## What the task requires:
Omit all pictures, then retype the data exactly as given.
# Start of Collected data
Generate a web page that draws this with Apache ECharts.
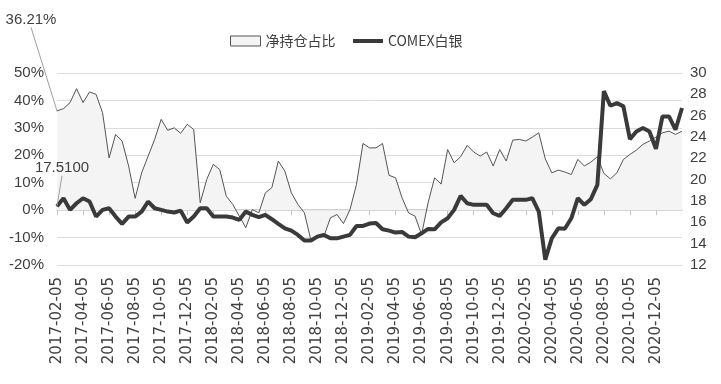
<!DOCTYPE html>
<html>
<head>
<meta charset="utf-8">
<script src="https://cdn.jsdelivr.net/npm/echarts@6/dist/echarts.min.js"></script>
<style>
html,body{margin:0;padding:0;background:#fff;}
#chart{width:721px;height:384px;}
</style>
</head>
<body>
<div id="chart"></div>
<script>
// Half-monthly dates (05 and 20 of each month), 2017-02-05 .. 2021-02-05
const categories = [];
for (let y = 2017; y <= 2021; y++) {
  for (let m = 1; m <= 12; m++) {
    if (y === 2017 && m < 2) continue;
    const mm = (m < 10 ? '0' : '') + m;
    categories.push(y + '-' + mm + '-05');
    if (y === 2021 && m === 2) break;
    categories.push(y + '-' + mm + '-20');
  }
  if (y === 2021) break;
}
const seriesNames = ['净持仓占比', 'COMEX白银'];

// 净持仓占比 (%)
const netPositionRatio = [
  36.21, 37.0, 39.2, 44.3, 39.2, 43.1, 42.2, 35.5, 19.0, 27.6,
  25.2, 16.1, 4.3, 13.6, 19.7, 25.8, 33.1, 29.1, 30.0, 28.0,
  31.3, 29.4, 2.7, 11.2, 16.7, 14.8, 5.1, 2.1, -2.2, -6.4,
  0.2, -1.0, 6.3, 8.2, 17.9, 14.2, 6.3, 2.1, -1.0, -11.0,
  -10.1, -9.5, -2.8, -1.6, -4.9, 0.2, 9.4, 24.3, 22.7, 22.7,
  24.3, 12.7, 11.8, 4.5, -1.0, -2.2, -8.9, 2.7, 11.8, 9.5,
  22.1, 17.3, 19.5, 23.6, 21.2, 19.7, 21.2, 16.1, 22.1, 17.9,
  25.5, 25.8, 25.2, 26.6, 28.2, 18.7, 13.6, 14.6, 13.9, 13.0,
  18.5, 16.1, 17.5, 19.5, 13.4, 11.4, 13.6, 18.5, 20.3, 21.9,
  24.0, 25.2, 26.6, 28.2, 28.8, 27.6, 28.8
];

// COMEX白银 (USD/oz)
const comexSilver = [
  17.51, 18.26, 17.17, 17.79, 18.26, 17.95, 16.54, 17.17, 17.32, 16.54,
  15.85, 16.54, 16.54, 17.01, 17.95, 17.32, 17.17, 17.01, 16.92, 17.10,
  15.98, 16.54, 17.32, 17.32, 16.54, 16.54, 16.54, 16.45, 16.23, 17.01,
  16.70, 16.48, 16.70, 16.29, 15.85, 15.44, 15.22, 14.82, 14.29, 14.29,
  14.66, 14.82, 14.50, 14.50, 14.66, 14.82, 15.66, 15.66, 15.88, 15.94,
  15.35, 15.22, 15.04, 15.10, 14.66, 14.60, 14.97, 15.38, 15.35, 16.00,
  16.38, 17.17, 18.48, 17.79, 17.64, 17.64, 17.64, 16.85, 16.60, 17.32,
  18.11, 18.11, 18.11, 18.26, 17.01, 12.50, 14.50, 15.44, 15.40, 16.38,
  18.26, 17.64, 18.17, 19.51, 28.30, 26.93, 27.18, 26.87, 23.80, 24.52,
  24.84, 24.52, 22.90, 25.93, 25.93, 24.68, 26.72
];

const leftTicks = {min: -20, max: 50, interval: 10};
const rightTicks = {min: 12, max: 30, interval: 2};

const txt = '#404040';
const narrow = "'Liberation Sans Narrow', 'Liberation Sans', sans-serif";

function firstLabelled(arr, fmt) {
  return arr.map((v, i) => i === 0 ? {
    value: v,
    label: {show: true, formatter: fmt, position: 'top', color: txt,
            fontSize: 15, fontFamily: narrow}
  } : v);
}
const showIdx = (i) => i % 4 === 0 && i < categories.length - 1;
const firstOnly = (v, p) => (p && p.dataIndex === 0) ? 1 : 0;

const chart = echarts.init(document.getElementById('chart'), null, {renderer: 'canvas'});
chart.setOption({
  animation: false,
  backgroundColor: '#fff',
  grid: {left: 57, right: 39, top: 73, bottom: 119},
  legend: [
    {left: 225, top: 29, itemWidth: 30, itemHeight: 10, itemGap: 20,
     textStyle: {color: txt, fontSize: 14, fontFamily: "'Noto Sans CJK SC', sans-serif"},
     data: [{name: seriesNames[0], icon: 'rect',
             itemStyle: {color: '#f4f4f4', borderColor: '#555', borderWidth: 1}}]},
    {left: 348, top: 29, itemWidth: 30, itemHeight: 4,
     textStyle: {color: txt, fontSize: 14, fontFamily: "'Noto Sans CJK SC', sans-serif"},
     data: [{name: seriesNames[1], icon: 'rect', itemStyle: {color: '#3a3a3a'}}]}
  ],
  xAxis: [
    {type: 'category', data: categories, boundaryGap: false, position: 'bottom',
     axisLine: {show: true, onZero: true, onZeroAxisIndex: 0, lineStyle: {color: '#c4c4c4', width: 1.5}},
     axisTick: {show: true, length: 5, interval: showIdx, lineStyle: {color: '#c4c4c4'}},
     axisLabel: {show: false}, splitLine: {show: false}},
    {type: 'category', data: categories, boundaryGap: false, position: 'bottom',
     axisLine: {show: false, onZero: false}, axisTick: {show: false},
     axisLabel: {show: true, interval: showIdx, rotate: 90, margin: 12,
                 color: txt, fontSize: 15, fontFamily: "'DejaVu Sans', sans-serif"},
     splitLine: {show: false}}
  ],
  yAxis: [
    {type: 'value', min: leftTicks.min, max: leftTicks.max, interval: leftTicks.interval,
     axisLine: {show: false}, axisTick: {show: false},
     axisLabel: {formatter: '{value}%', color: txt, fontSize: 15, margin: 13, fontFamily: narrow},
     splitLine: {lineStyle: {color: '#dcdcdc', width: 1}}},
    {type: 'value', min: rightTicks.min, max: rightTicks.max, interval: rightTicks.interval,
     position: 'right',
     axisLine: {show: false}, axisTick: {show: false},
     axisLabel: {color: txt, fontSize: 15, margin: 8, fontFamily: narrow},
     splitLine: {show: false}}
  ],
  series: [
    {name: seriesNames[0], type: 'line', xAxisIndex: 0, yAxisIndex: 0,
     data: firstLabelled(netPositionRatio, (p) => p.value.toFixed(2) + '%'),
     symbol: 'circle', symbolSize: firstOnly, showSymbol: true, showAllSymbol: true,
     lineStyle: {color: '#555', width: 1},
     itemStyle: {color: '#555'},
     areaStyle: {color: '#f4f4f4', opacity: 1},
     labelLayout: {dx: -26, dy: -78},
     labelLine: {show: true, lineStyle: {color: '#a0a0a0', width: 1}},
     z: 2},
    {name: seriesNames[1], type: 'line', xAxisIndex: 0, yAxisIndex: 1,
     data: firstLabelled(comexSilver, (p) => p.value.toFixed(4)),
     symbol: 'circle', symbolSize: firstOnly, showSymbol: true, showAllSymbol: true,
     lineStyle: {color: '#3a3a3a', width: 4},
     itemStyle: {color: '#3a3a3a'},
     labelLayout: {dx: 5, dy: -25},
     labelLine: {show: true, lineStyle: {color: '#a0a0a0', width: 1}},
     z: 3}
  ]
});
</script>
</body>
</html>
# End of Collected data
## Correct result:
Generate a web page that draws this with Apache ECharts.
<!DOCTYPE html>
<html>
<head>
<meta charset="utf-8">
<script src="https://cdn.jsdelivr.net/npm/echarts@6/dist/echarts.min.js"></script>
<style>
html,body{margin:0;padding:0;background:#fff;}
#chart{width:721px;height:384px;}
</style>
</head>
<body>
<div id="chart"></div>
<script>
// Half-monthly dates (05 and 20 of each month), 2017-02-05 .. 2021-02-05
const categories = [];
for (let y = 2017; y <= 2021; y++) {
  for (let m = 1; m <= 12; m++) {
    if (y === 2017 && m < 2) continue;
    const mm = (m < 10 ? '0' : '') + m;
    categories.push(y + '-' + mm + '-05');
    if (y === 2021 && m === 2) break;
    categories.push(y + '-' + mm + '-20');
  }
  if (y === 2021) break;
}
const seriesNames = ['净持仓占比', 'COMEX白银'];

// 净持仓占比 (%)
const netPositionRatio = [
  36.21, 37.0, 39.2, 44.3, 39.2, 43.1, 42.2, 35.5, 19.0, 27.6,
  25.2, 16.1, 4.3, 13.6, 19.7, 25.8, 33.1, 29.1, 30.0, 28.0,
  31.3, 29.4, 2.7, 11.2, 16.7, 14.8, 5.1, 2.1, -2.2, -6.4,
  0.2, -1.0, 6.3, 8.2, 17.9, 14.2, 6.3, 2.1, -1.0, -11.0,
  -10.1, -9.5, -2.8, -1.6, -4.9, 0.2, 9.4, 24.3, 22.7, 22.7,
  24.3, 12.7, 11.8, 4.5, -1.0, -2.2, -8.9, 2.7, 11.8, 9.5,
  22.1, 17.3, 19.5, 23.6, 21.2, 19.7, 21.2, 16.1, 22.1, 17.9,
  25.5, 25.8, 25.2, 26.6, 28.2, 18.7, 13.6, 14.6, 13.9, 13.0,
  18.5, 16.1, 17.5, 19.5, 13.4, 11.4, 13.6, 18.5, 20.3, 21.9,
  24.0, 25.2, 26.6, 28.2, 28.8, 27.6, 28.8
];

// COMEX白银 (USD/oz)
const comexSilver = [
  17.51, 18.26, 17.17, 17.79, 18.26, 17.95, 16.54, 17.17, 17.32, 16.54,
  15.85, 16.54, 16.54, 17.01, 17.95, 17.32, 17.17, 17.01, 16.92, 17.10,
  15.98, 16.54, 17.32, 17.32, 16.54, 16.54, 16.54, 16.45, 16.23, 17.01,
  16.70, 16.48, 16.70, 16.29, 15.85, 15.44, 15.22, 14.82, 14.29, 14.29,
  14.66, 14.82, 14.50, 14.50, 14.66, 14.82, 15.66, 15.66, 15.88, 15.94,
  15.35, 15.22, 15.04, 15.10, 14.66, 14.60, 14.97, 15.38, 15.35, 16.00,
  16.38, 17.17, 18.48, 17.79, 17.64, 17.64, 17.64, 16.85, 16.60, 17.32,
  18.11, 18.11, 18.11, 18.26, 17.01, 12.50, 14.50, 15.44, 15.40, 16.38,
  18.26, 17.64, 18.17, 19.51, 28.30, 26.93, 27.18, 26.87, 23.80, 24.52,
  24.84, 24.52, 22.90, 25.93, 25.93, 24.68, 26.72
];

const leftTicks = {min: -20, max: 50, interval: 10};
const rightTicks = {min: 12, max: 30, interval: 2};

const txt = '#404040';
const narrow = "'Liberation Sans Narrow', 'Liberation Sans', sans-serif";

function firstLabelled(arr, fmt) {
  return arr.map((v, i) => i === 0 ? {
    value: v,
    label: {show: true, formatter: fmt, position: 'top', color: txt,
            fontSize: 15, fontFamily: narrow}
  } : v);
}
const showIdx = (i) => i % 4 === 0 && i < categories.length - 1;
const firstOnly = (v, p) => (p && p.dataIndex === 0) ? 1 : 0;

const chart = echarts.init(document.getElementById('chart'), null, {renderer: 'canvas'});
chart.setOption({
  animation: false,
  backgroundColor: '#fff',
  grid: {left: 57, right: 39, top: 73, bottom: 119},
  legend: [
    {left: 225, top: 29, itemWidth: 30, itemHeight: 10, itemGap: 20,
     textStyle: {color: txt, fontSize: 14, fontFamily: "'Noto Sans CJK SC', sans-serif"},
     data: [{name: seriesNames[0], icon: 'rect',
             itemStyle: {color: '#f4f4f4', borderColor: '#555', borderWidth: 1}}]},
    {left: 348, top: 29, itemWidth: 30, itemHeight: 4,
     textStyle: {color: txt, fontSize: 14, fontFamily: "'Noto Sans CJK SC', sans-serif"},
     data: [{name: seriesNames[1], icon: 'rect', itemStyle: {color: '#3a3a3a'}}]}
  ],
  xAxis: [
    {type: 'category', data: categories, boundaryGap: false, position: 'bottom',
     axisLine: {show: true, onZero: true, onZeroAxisIndex: 0, lineStyle: {color: '#c4c4c4', width: 1.5}},
     axisTick: {show: true, length: 5, interval: showIdx, lineStyle: {color: '#c4c4c4'}},
     axisLabel: {show: false}, splitLine: {show: false}},
    {type: 'category', data: categories, boundaryGap: false, position: 'bottom',
     axisLine: {show: false, onZero: false}, axisTick: {show: false},
     axisLabel: {show: true, interval: showIdx, rotate: 90, margin: 12,
                 color: txt, fontSize: 15, fontFamily: "'DejaVu Sans', sans-serif"},
     splitLine: {show: false}}
  ],
  yAxis: [
    {type: 'value', min: leftTicks.min, max: leftTicks.max, interval: leftTicks.interval,
     axisLine: {show: false}, axisTick: {show: false},
     axisLabel: {formatter: '{value}%', color: txt, fontSize: 15, margin: 13, fontFamily: narrow},
     splitLine: {lineStyle: {color: '#dcdcdc', width: 1}}},
    {type: 'value', min: rightTicks.min, max: rightTicks.max, interval: rightTicks.interval,
     position: 'right',
     axisLine: {show: false}, axisTick: {show: false},
     axisLabel: {color: txt, fontSize: 15, margin: 8, fontFamily: narrow},
     splitLine: {show: false}}
  ],
  series: [
    {name: seriesNames[0], type: 'line', xAxisIndex: 0, yAxisIndex: 0,
     data: firstLabelled(netPositionRatio, (p) => p.value.toFixed(2) + '%'),
     symbol: 'circle', symbolSize: firstOnly, showSymbol: true, showAllSymbol: true,
     lineStyle: {color: '#555', width: 1},
     itemStyle: {color: '#555'},
     areaStyle: {color: '#f4f4f4', opacity: 1},
     labelLayout: {dx: -26, dy: -78},
     labelLine: {show: true, lineStyle: {color: '#a0a0a0', width: 1}},
     z: 2},
    {name: seriesNames[1], type: 'line', xAxisIndex: 0, yAxisIndex: 1,
     data: firstLabelled(comexSilver, (p) => p.value.toFixed(4)),
     symbol: 'circle', symbolSize: firstOnly, showSymbol: true, showAllSymbol: true,
     lineStyle: {color: '#3a3a3a', width: 4},
     itemStyle: {color: '#3a3a3a'},
     labelLayout: {dx: 5, dy: -25},
     labelLine: {show: true, lineStyle: {color: '#a0a0a0', width: 1}},
     z: 3}
  ]
});
</script>
</body>
</html>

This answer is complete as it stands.